+++ Supplied information
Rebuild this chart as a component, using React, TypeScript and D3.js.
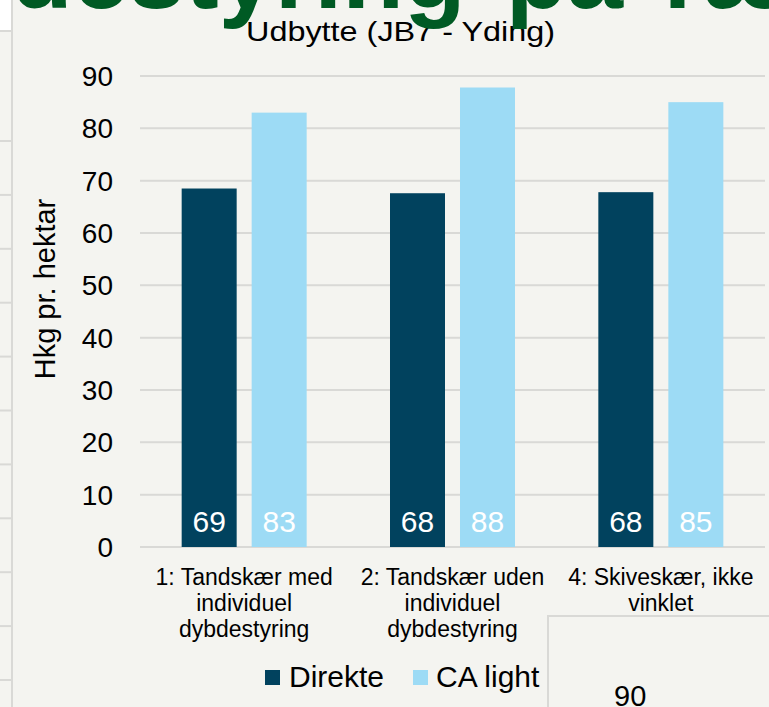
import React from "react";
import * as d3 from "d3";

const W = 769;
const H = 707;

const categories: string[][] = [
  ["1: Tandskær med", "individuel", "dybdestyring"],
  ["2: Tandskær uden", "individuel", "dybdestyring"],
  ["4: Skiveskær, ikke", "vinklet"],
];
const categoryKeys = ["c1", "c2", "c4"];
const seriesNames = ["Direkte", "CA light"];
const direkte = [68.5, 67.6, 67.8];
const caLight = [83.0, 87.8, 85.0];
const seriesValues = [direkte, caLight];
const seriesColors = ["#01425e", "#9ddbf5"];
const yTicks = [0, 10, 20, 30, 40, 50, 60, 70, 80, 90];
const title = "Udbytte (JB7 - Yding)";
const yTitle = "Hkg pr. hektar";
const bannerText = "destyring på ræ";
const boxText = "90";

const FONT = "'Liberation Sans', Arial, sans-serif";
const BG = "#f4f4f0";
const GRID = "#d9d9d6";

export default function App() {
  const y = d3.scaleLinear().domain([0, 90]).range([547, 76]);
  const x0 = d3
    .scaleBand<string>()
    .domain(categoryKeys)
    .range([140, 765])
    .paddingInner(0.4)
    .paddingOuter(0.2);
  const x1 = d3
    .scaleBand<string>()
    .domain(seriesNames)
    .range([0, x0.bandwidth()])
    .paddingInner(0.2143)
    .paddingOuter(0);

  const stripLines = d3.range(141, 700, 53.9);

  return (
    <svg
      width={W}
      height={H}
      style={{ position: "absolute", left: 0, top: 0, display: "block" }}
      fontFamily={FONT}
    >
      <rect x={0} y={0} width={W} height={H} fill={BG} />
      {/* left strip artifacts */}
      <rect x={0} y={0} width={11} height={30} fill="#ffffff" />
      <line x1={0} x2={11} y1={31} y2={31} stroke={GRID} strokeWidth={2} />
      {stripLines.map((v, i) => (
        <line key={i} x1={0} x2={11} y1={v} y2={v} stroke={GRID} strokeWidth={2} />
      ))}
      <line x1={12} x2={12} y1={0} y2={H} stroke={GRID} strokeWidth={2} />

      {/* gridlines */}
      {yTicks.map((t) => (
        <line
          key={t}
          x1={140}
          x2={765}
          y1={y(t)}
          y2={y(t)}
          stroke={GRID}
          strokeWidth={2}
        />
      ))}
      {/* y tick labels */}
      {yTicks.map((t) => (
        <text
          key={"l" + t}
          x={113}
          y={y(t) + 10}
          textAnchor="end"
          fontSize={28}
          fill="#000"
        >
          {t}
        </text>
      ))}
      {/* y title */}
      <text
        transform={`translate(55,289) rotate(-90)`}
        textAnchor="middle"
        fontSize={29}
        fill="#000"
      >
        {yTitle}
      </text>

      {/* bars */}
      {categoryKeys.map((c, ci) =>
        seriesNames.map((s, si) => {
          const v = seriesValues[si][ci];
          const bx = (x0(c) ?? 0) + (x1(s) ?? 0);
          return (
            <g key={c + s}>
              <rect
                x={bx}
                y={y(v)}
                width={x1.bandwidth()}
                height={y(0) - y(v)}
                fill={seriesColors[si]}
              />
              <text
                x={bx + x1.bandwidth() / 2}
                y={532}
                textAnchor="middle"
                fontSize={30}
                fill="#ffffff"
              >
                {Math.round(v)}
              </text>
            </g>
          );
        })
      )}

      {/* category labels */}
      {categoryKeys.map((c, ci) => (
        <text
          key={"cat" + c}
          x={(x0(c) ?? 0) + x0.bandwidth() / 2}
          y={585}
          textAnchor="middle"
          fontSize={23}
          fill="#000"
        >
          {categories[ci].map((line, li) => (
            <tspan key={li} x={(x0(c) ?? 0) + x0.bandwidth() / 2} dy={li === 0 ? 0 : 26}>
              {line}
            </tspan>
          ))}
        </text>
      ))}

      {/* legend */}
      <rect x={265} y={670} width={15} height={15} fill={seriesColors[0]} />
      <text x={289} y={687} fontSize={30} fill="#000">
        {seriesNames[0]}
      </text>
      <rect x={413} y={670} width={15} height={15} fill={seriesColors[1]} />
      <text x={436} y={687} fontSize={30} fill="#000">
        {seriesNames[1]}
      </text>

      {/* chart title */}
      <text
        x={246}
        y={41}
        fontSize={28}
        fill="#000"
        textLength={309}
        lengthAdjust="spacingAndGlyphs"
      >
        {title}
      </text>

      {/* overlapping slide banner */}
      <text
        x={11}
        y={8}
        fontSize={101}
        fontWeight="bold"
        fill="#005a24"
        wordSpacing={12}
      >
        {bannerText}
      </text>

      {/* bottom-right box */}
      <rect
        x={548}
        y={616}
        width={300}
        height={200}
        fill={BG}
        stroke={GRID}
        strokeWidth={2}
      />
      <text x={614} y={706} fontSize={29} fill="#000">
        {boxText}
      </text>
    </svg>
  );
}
++++++
Look at the listing and set down only the lines from its start through the line with "const H = 707;", word for word and without pictures.

> [Problem solution]
Rebuild this chart as a component, using React, TypeScript and D3.js.
import React from "react";
import * as d3 from "d3";

const W = 769;
const H = 707;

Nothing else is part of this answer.